Our base defensive structure is a 3-3-5 with a base alignment of 3 Safeties stacked over 3 Linebackers stacked over 3 DL. Our base defense strength is called to the field and we flip our 2 LBs and Safeties on each play. Our position names are F= Field Backer, B= Boundary Backer, W= Wide Safety, S= Short Safety, M= Mike, A= Adjuster. The Field Backer and Wide Safety always align to the field and the Boundary Backer and Short Safety always align to the boundary.

Diagram 1


Alignment of Secondary Players:

Combo Coverage can be called and played 3 different ways but the only alignment/technique that changes is the corners. The base call of Combo aligns the Corners and Safeties at 7 yards. The corners are playing “Loose Man” on #1 Wide and Short Safeties are playing “Seam” Technique on 2/3, the Adjuster is “Run Support/MOF”, and the Linebackers are playing “Hug” Technique on #3.


Bump Combo:

The first adjustment that can be made is to call “Bump Combo” and this changes the alignment of the corners and brings them from 7 yards off the line of scrimmage to 5. It also changes how they play man coverage.

Diagram 2


Press Combo:

The second adjustment we can make in Combo is “Press Combo”. This changes the alignment of the corners from 7 yards off LOS and brings them down to the LOS and they play in your face man to man coverage.

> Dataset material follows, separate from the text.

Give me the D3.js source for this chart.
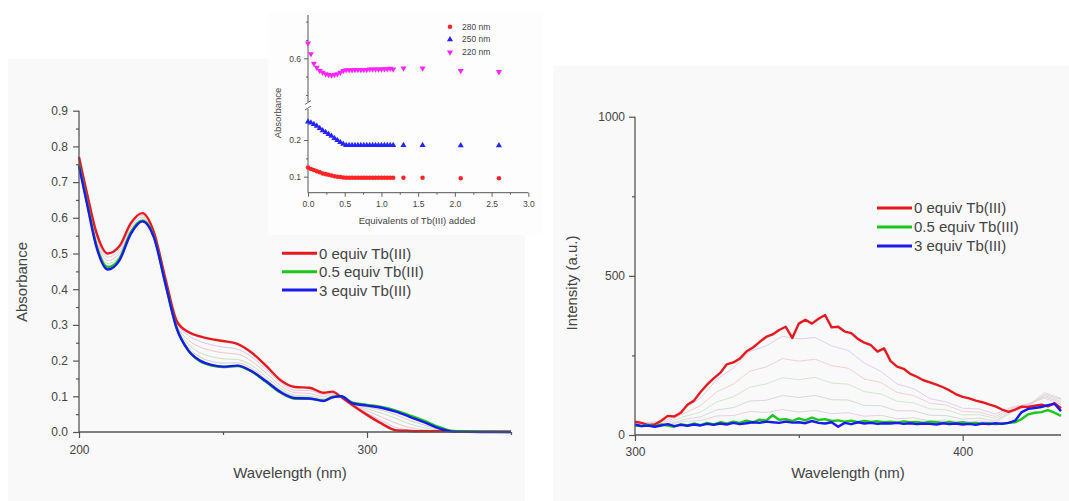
<!DOCTYPE html>
<html>
<head>
<meta charset="utf-8">
<script src="https://d3js.org/d3.v7.min.js"></script>
<style>
	body { margin: 0; background: #fff; }
	svg { display: block; font-family: Arial, "Liberation Sans", sans-serif; }
</style>
</head>
<body>
<div class="container"></div>
<script>
// absorbance spectra (left panel)
var absWavelengths = [200,203,206,210,214,218,222,226,230,234,238,242,246,250,255,260,265,270,275,280,285,288,291,295,300,305,310,315,320,325,330,340,350];
var absRed = [0.77,0.66,0.56,0.50,0.52,0.585,0.613,0.56,0.43,0.31,0.28,0.268,0.26,0.255,0.247,0.222,0.185,0.145,0.126,0.124,0.11,0.113,0.098,0.075,0.048,0.024,0.005,0.003,0.002,0.002,0.002,0.001,0.001];
var absGreen = [0.75,0.635,0.525,0.462,0.485,0.56,0.592,0.548,0.416,0.29,0.228,0.198,0.186,0.182,0.185,0.169,0.14,0.11,0.093,0.093,0.088,0.098,0.1,0.082,0.076,0.07,0.06,0.046,0.031,0.014,0.003,0.001,0];
var absBlue = [0.745,0.63,0.52,0.455,0.48,0.555,0.59,0.545,0.415,0.288,0.228,0.2,0.188,0.183,0.186,0.17,0.142,0.112,0.095,0.094,0.087,0.097,0.1,0.08,0.074,0.068,0.057,0.042,0.027,0.01,0.001,0,0];
var absMid1 = [0.765,0.655,0.55,0.49,0.51,0.58,0.607,0.556,0.428,0.305,0.27,0.254,0.244,0.238,0.232,0.21,0.175,0.138,0.117,0.116,0.105,0.109,0.099,0.077,0.053,0.032,0.013,0.005,0.003,0.002,0.002,0.001,0.001];
var absMid2 = [0.76,0.648,0.54,0.48,0.5,0.572,0.602,0.553,0.424,0.3,0.258,0.238,0.228,0.222,0.218,0.198,0.165,0.13,0.11,0.108,0.099,0.105,0.099,0.078,0.059,0.042,0.025,0.012,0.006,0.003,0.002,0.001,0.001];
var absMid3 = [0.755,0.642,0.532,0.472,0.492,0.565,0.597,0.55,0.42,0.296,0.246,0.222,0.211,0.205,0.203,0.186,0.155,0.122,0.103,0.101,0.093,0.101,0.1,0.079,0.065,0.053,0.038,0.022,0.012,0.005,0.002,0.001,0.001];
var absMid4 = [0.75,0.636,0.526,0.464,0.486,0.56,0.593,0.547,0.417,0.292,0.236,0.21,0.198,0.193,0.194,0.178,0.148,0.117,0.099,0.097,0.09,0.099,0.1,0.08,0.07,0.061,0.048,0.032,0.019,0.007,0.001,0,0];

// inset: absorbance vs equivalents
var equivalents = [0,0.04,0.08,0.12,0.16,0.2,0.24,0.28,0.32,0.36,0.4,0.44,0.48,0.52,0.56,0.6,0.64,0.68,0.72,0.76,0.8,0.84,0.88,0.92,0.96,1.0,1.04,1.08,1.12,1.16,1.3,1.56,2.08,2.6];
var abs280 = [0.125,0.121,0.118,0.115,0.112,0.109,0.107,0.105,0.103,0.101,0.1,0.099,0.098,0.097,0.097,0.097,0.097,0.097,0.097,0.097,0.097,0.097,0.097,0.097,0.097,0.097,0.097,0.097,0.097,0.097,0.097,0.097,0.096,0.096];
var abs250 = [0.25,0.247,0.243,0.238,0.232,0.226,0.221,0.216,0.211,0.205,0.199,0.194,0.189,0.186,0.186,0.186,0.186,0.186,0.186,0.186,0.186,0.186,0.186,0.186,0.186,0.186,0.186,0.186,0.186,0.186,0.186,0.186,0.185,0.185];
var abs220 = [0.641,0.612,0.586,0.575,0.566,0.561,0.557,0.555,0.554,0.555,0.557,0.561,0.566,0.568,0.568,0.568,0.569,0.569,0.569,0.569,0.569,0.57,0.57,0.57,0.57,0.57,0.571,0.571,0.572,0.57,0.573,0.573,0.566,0.563];
var insetNames = ["280 nm", "250 nm", "220 nm"];

// emission spectra (right panel)
var emWavelengths = d3.range(300, 431, 2);
var emRed = [42,38,31,33,45,60,58,70,95,108,135,158,178,195,222,228,240,262,275,292,308,316,330,340,305,350,362,350,365,377,338,340,325,320,302,290,282,262,272,232,215,208,192,183,172,165,158,150,140,128,120,115,108,103,96,90,80,73,80,89,88,92,95,90,100,84];
var emGreen = [30,28,32,27,33,30,26,34,30,36,31,38,33,40,36,42,38,45,40,48,45,62,48,50,44,52,46,55,47,50,44,46,42,45,40,44,41,43,40,42,39,43,40,41,38,42,40,38,41,37,40,36,38,35,37,34,36,38,40,50,65,70,72,78,70,60];
var emBlue = [33,28,30,26,30,34,28,32,29,33,30,35,32,36,33,38,34,37,40,38,42,40,38,42,39,40,37,44,38,36,40,26,38,34,40,36,38,35,37,36,38,35,37,34,36,35,33,37,34,36,33,35,32,36,34,37,35,38,45,72,82,85,88,94,98,75];
var emMidWavelengths = [300,305,310,315,320,325,330,335,340,345,350,355,360,365,370,375,380,385,390,395,400,405,410,415,420,425,430];
var emMid1 = [35,40,48,84,116,175,210,262,280,310,302,306,280,266,226,200,160,146,114,104,84,82,66,88,98,116,96];
var emMid2 = [33,37,43,68,92,136,160,200,214,240,232,238,218,210,176,165,134,124,100,94,74,72,58,84,96,120,102];
var emMid3 = [32,36,38,58,72,104,120,150,160,180,174,181,163,160,136,129,106,101,82,79,63,64,52,78,92,124,106];
var emMid4 = [30,34,34,49,57,79,86,107,109,124,118,124,111,110,93,92,76,76,62,61,50,53,45,75,90,128,112];
var emMid5 = [30,33,32,43,45,60,61,74,71,80,72,77,67,70,59,62,51,54,44,47,40,44,40,71,93,133,115];

var seriesNames = ["0 equiv Tb(III)", "0.5 equiv Tb(III)", "3 equiv Tb(III)"];
var seriesColors = ["#e8191e", "#19c819", "#1a1aee"];
var fadedColors = ["#d8c6ee", "#efc4c8", "#c4e2c4", "#cfcfd6", "#e2c4e2"];

var axisColor = "#555";
var textColor = "#444";

var svg = d3.select(".container").append("svg")
	.attr("width", 1069)
	.attr("height", 501);

// panel backgrounds
svg.append("rect").attr("x", 8).attr("y", 59).attr("width", 517).attr("height", 442).attr("fill", "#f9f9f9");
svg.append("rect").attr("x", 553).attr("y", 66).attr("width", 516).attr("height", 435).attr("fill", "#f9f9f9");

function zip(xs, ys) {
	return xs.map(function(x, i) { return [x, ys[i]]; });
}

function drawTicks(g, axisFn, scale, major, minor, fmt, size, pad, fontSize, width) {
	g.append("g").call(axisFn(scale).tickValues(minor).tickSize(size / 2).tickSizeOuter(0).tickFormat(""))
		.call(function(s) { s.select(".domain").remove(); });
	g.append("g").call(axisFn(scale).tickValues(major).tickSize(size).tickSizeOuter(0).tickPadding(pad).tickFormat(fmt))
		.call(function(s) { s.select(".domain").remove(); });
	g.selectAll("line").attr("stroke", axisColor).attr("stroke-width", width || 1.2);
	g.selectAll("text").attr("fill", textColor).style("font-size", fontSize + "px").attr("font-family", null);
}

function drawLegend(x, y, step) {
	seriesNames.forEach(function(name, i) {
		svg.append("line")
			.attr("x1", x).attr("x2", x + 35)
			.attr("y1", y + i * step).attr("y2", y + i * step)
			.attr("stroke", seriesColors[i]).attr("stroke-width", 3);
		svg.append("text")
			.attr("x", x + 37).attr("y", y + i * step)
			.attr("dy", "0.36em")
			.attr("fill", textColor)
			.style("font-size", "15px")
			.text(name);
	});
}

// ---------- left panel: absorbance ----------
var ax = d3.scaleLinear().domain([200, 350]).range([79, 511]);
var ay = d3.scaleLinear().domain([0, 0.9]).range([432, 110.7]);

var absLine = d3.line()
	.x(function(d) { return ax(d[0]); })
	.y(function(d) { return ay(d[1]); })
	.curve(d3.curveMonotoneX);

[absMid1, absMid2, absMid3, absMid4].forEach(function(s, i) {
	svg.append("path")
		.attr("d", absLine(zip(absWavelengths, s)))
		.attr("fill", "none")
		.attr("stroke", fadedColors[i])
		.attr("stroke-width", 1);
});
[absRed, absGreen, absBlue].forEach(function(s, i) {
	svg.append("path")
		.attr("d", absLine(zip(absWavelengths, s)))
		.attr("fill", "none")
		.attr("stroke", seriesColors[i])
		.attr("stroke-width", 2.4)
		.attr("stroke-linejoin", "round");
});

svg.append("line").attr("x1", 79).attr("x2", 79).attr("y1", ay(0.9)).attr("y2", ay(0)).attr("stroke", axisColor).attr("stroke-width", 1.3);
svg.append("line").attr("x1", 79).attr("x2", 511).attr("y1", ay(0)).attr("y2", ay(0)).attr("stroke", axisColor).attr("stroke-width", 1.3);

drawTicks(svg.append("g").attr("transform", "translate(79,0)"), d3.axisLeft, ay,
	[0, 0.1, 0.2, 0.3, 0.4, 0.5, 0.6, 0.7, 0.8, 0.9], [0.05, 0.15, 0.25, 0.35, 0.45, 0.55, 0.65, 0.75, 0.85],
	d3.format(".1f"), 6, 5, 12);
drawTicks(svg.append("g").attr("transform", "translate(0," + ay(0) + ")"), d3.axisBottom, ax,
	[200, 300], [250, 350], d3.format("d"), 6, 7, 12);

svg.append("text")
	.attr("transform", "translate(27,282) rotate(-90)")
	.attr("text-anchor", "middle")
	.attr("fill", textColor)
	.style("font-size", "15px")
	.text("Absorbance");
svg.append("text")
	.attr("x", 290).attr("y", 478)
	.attr("text-anchor", "middle")
	.attr("fill", textColor)
	.style("font-size", "15px")
	.text("Wavelength (nm)");

drawLegend(282, 253.3, 18.4);

// ---------- inset ----------
svg.append("rect").attr("x", 268).attr("y", 12).attr("width", 275).attr("height", 223).attr("fill", "#fdfdfd");

var ix = d3.scaleLinear().domain([0, 3]).range([308, 528.3]);
var iyLow = d3.scaleLinear().domain([0.1, 0.2]).range([176.7, 140]);
var iyHigh = d3.scaleLinear().domain([0.6, 0.7]).range([58.3, 21.6]);

svg.append("line").attr("x1", 308).attr("x2", 308).attr("y1", 15).attr("y2", 192.7).attr("stroke", axisColor).attr("stroke-width", 1);
svg.append("line").attr("x1", 308).attr("x2", 528.3).attr("y1", 192.7).attr("y2", 192.7).attr("stroke", axisColor).attr("stroke-width", 1);

drawTicks(svg.append("g").attr("transform", "translate(308,0)"), d3.axisLeft, iyLow,
	[0.1, 0.2], [0.15, 0.25], d3.format(".1f"), 4, 3, 8.5, 0.9);
drawTicks(svg.append("g").attr("transform", "translate(308,0)"), d3.axisLeft, iyHigh,
	[0.6], [0.5, 0.55, 0.65, 0.7], d3.format(".1f"), 4, 3, 8.5, 0.9);
drawTicks(svg.append("g").attr("transform", "translate(0,192.7)"), d3.axisBottom, ix,
	[0, 0.5, 1, 1.5, 2, 2.5, 3], [0.25, 0.75, 1.25, 1.75, 2.25, 2.75], d3.format(".1f"), 4, 4, 8.5, 0.9);

// axis break
svg.append("rect").attr("x", 304).attr("y", 102).attr("width", 8).attr("height", 7).attr("fill", "#fdfdfd");
svg.append("line").attr("x1", 305).attr("y1", 104.5).attr("x2", 311).attr("y2", 100.5).attr("stroke", axisColor).attr("stroke-width", 0.9);
svg.append("line").attr("x1", 305).attr("y1", 110).attr("x2", 311).attr("y2", 106).attr("stroke", axisColor).attr("stroke-width", 0.9);

var insetSets = [
	{ values: abs280, scale: iyLow, color: "#ff2424", symbol: d3.symbolCircle, size: 16, rotate: 0 },
	{ values: abs250, scale: iyLow, color: "#2424ff", symbol: d3.symbolTriangle, size: 16, rotate: 0 },
	{ values: abs220, scale: iyHigh, color: "#ff24ff", symbol: d3.symbolTriangle, size: 16, rotate: 180 }
];
insetSets.forEach(function(set) {
	svg.append("g").selectAll("path")
		.data(zip(equivalents, set.values))
		.enter().append("path")
		.attr("d", d3.symbol().type(set.symbol).size(set.size))
		.attr("transform", function(d) { return "translate(" + ix(d[0]) + "," + set.scale(d[1]) + ") rotate(" + set.rotate + ")"; })
		.attr("fill", set.color);
});

insetSets.forEach(function(set, i) {
	var y = 26.7 + i * 12.8;
	svg.append("path")
		.attr("d", d3.symbol().type(set.symbol).size(set.size))
		.attr("transform", "translate(450," + y + ") rotate(" + set.rotate + ")")
		.attr("fill", set.color);
	svg.append("text")
		.attr("x", 462).attr("y", y)
		.attr("dy", "0.35em")
		.attr("fill", textColor)
		.style("font-size", "8.5px")
		.text(insetNames[i]);
});

svg.append("text")
	.attr("transform", "translate(281,113) rotate(-90)")
	.attr("text-anchor", "middle")
	.attr("fill", textColor)
	.style("font-size", "9.5px")
	.text("Absorbance");
svg.append("text")
	.attr("x", 417).attr("y", 224)
	.attr("text-anchor", "middle")
	.attr("fill", textColor)
	.style("font-size", "9.5px")
	.text("Equivalents of Tb(III) added");

// ---------- right panel: emission ----------
var ex = d3.scaleLinear().domain([300, 430]).range([635, 1061]);
var ey = d3.scaleLinear().domain([0, 1000]).range([435, 116.7]);

var emLine = d3.line()
	.x(function(d) { return ex(d[0]); })
	.y(function(d) { return ey(d[1]); });

[emMid1, emMid2, emMid3, emMid4, emMid5].forEach(function(s, i) {
	svg.append("path")
		.attr("d", emLine(zip(emMidWavelengths, s)))
		.attr("fill", "none")
		.attr("stroke", fadedColors[i])
		.attr("stroke-opacity", 0.8)
		.attr("stroke-width", 1);
});
[emRed, emGreen, emBlue].forEach(function(s, i) {
	svg.append("path")
		.attr("d", emLine(zip(emWavelengths, s)))
		.attr("fill", "none")
		.attr("stroke", seriesColors[i])
		.attr("stroke-width", 2.4)
		.attr("stroke-linejoin", "round");
});

svg.append("line").attr("x1", 635).attr("x2", 635).attr("y1", ey(1000)).attr("y2", ey(0)).attr("stroke", axisColor).attr("stroke-width", 1.3);
svg.append("line").attr("x1", 635).attr("x2", 1061).attr("y1", ey(0)).attr("y2", ey(0)).attr("stroke", axisColor).attr("stroke-width", 1.3);

drawTicks(svg.append("g").attr("transform", "translate(635,0)"), d3.axisLeft, ey,
	[0, 500, 1000], [250, 750], d3.format("d"), 6, 4, 12);
drawTicks(svg.append("g").attr("transform", "translate(0," + ey(0) + ")"), d3.axisBottom, ex,
	[300, 400], [350], d3.format("d"), 6, 6, 12);

svg.append("text")
	.attr("transform", "translate(577,283) rotate(-90)")
	.attr("text-anchor", "middle")
	.attr("fill", textColor)
	.style("font-size", "15px")
	.text("Intensity (a.u.)");
svg.append("text")
	.attr("x", 848).attr("y", 478)
	.attr("text-anchor", "middle")
	.attr("fill", textColor)
	.style("font-size", "15px")
	.text("Wavelength (nm)");

drawLegend(877, 208, 19);
</script>
</body>
</html>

Corners: (Corners are 10 and 11 to the ball on run and have no responsibility to stop run)

Loose Man: Align 7 yards from LOS inside eye of #1 WR. On the snap of ball will take 3 backpedal read steps reading the release of the WR. If WR breaks at any point during 3 backpedal put foot in-ground and drive on break. If WR runs vertical, then collision inside the hip of WR and force them towards the sideline. The points of emphasis with the corners in loose man are to really work with them on getting good to backpedal steps that are not too short but are not too long. If the corner steps to close together on his backpedal, he will get to his third backpedal step before the WR has gotten to their route break. If the corner takes too long of a stride in his backpedal, he will be off-balance and will not be able to react quickly to quick game concepts.

Bump Man: Align 5 yards from LOS and head up on WR. On the snap of ball buzz feet and wait for the WR to come to you. Collision the WR at 5 yards and attempt to reroute him away from his intended route. In bump man, the corner is going to chop his feet on the snap and mirror the release of the WR. If the WR steps out the corner will side shuffle out, and if the WR steps in the corner will shuffle in, these do not have to be big shuffles the corner just needs to stay square and in front of the WR.

It is also important to work with the corner so that they do not try to put too much into their jams. Most high school corners think that they need to jam the WR hard to get a reroute and that is not what is needed in this instance. The corner forces the WR to reroute himself by simply not moving out of the way as the WR runs up the field.

Press Man: Align at LOS head up on WR. At the snap of the ball mirror release of WR and offhand jam him as he steps toward you. For the press man technique, the area that needs to be emphasized the most is that the corner does not try to be overly physical on the jam. Most corners will try to jam hard because that is what they think is important. We found that this puts the corner out of position for the rest of the route that the WR will run. We teach our corners in press man to “inch out”. This means that they will take small steps backward almost a back-ward shuffle and when the WR steps one direction the corner will then punch with the hand opposite of the step by the WR. This does not need to be a very hard punch, but it does need to be firm.